QUEUES at Home Affairs offices are expected to be a thing of the past soon, after the implementation of several strategies, including a heat map showing customers which offices have long queues and increasing working hours during peak period.

This was announced yesterday by Thulani Mavuso, the department’s director-general, during a presentation to the portfolio committee on home affairs on the progress that has been made to deal with long queues at the department’s front-line offices.

Mavuso said the unprecedented long queues, which were brought to the department’s attention as far back as January 2018, prompted the minister at the time to conduct an unannounced visit at Home Affairs offices to observe the situation at a “personal level” and establish the nature of the situation as well.

This led to Mavuso directing the department to conduct an assessment in order to develop intervention strategies that will deal with the challenges of long queues and to improve service delivery, which was followed by the launch of the “war on queues campaign”.

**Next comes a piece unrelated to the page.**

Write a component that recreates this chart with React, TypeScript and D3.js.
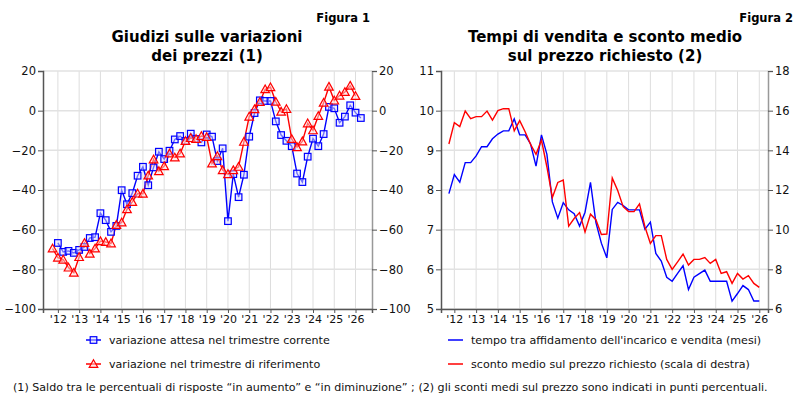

Making a presentation to members of the committee, Mavuso said among several challenges that made queues even longer was unpredictable walk-ins, the discontinuation of Saturday working hours, inadequate front office space, unstable systems, inefficient work-flow processes and unco-ordinated communications strategies, among others.

To deal with unpredictable walk-ins, he said the department was looking into developing a system that will enable it to issue tickets for overflow clients.

Home Affairs Minister Aaron Motsoaledi, Mavuso said, was also in talks with bargaining unions to renegotiate the discontinuation of Saturday working hours as there is a belief that Home Affairs is not a Monday-to-Friday kind of a department.

To deal with inadequate management, Mavuso said the department was looking at conducting continuous training on operations management, service quality management and client relations.

Mavuso said the department was, in the meantime, looking at extending working hours during peak periods – like the first week of January – for high-volume offices to open their doors between 7am and 7pm.

Some 120 officials from various offices have been trained on client relations, service delivery improvement plans and operations management.